Lyon: The bikers today are not the people in this film, and they’re not the people who I rode with, and they’re not me. They’re a whole different animal. And those motorcycles come out of the box, by the way.
Nichols: That’s kind of the point of the whole movie. You’re watching an inflection point in time where the attitude that attracted these guys originally to start this club is different than the attitude that attracted later guys to join it. What the movie’s trying to do is show that there was a there was a thing that happened in the 1960s that shifted, that it’s no longer a social club for working-class guys who are looking for something outside of the mainstream. There’s a violence to it. There’s a there’s a purpose to it, later, for these clubs, that wasn’t formed yet at the start. What I get out of the end of the film is a sense of nostalgia. This feeling that this time and these people, they they don’t exist anymore. They can’t exist anymore.

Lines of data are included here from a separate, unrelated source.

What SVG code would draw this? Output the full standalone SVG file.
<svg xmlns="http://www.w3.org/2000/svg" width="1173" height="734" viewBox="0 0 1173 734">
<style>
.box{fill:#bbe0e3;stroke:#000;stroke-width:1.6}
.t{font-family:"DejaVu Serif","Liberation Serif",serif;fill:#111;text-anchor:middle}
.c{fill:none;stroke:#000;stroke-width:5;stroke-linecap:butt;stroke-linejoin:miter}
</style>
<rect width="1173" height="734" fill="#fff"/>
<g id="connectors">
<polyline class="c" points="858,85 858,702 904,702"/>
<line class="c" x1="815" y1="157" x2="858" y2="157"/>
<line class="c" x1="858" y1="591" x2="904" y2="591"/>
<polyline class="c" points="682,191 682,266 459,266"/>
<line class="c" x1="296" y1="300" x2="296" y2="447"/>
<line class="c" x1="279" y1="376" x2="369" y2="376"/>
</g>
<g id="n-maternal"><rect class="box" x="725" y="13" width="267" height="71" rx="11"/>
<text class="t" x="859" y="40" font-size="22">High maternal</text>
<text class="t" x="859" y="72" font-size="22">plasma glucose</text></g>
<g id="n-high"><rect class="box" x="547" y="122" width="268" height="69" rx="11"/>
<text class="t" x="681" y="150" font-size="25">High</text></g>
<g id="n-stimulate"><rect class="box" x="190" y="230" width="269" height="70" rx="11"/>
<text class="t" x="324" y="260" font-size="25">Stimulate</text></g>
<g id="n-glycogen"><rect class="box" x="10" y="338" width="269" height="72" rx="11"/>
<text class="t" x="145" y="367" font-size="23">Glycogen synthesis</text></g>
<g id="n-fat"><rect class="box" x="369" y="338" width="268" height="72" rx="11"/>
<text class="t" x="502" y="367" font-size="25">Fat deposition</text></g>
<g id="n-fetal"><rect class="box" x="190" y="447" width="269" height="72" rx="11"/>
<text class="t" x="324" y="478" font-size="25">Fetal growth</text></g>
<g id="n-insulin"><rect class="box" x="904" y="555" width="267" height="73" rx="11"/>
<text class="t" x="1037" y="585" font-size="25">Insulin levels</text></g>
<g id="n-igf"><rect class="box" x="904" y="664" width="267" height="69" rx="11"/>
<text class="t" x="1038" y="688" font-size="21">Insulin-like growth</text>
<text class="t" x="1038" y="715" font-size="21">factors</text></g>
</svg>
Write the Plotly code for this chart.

Lyon: Well, we still have rebels in America. You know, they asked me that — we did [an interview] in London, remember? And they asked me, “Who’s the rebels?” And I mentioned the Lakota Indians stopping a pipeline. People didn’t like that.
Nichols: It goes back to Danny’s whole approach to his career and his subjects. There are always going to be people out there that we look down on for a myriad of reasons. Usually it’s class, like Danny said, but they might be scary, and they might actually have thoughts and behaviors that shock us, but that doesn’t necessarily mean they aren’t worth talking to.
Lyon: That’s what Dostoevsky said.
This interview was edited for length and clarity.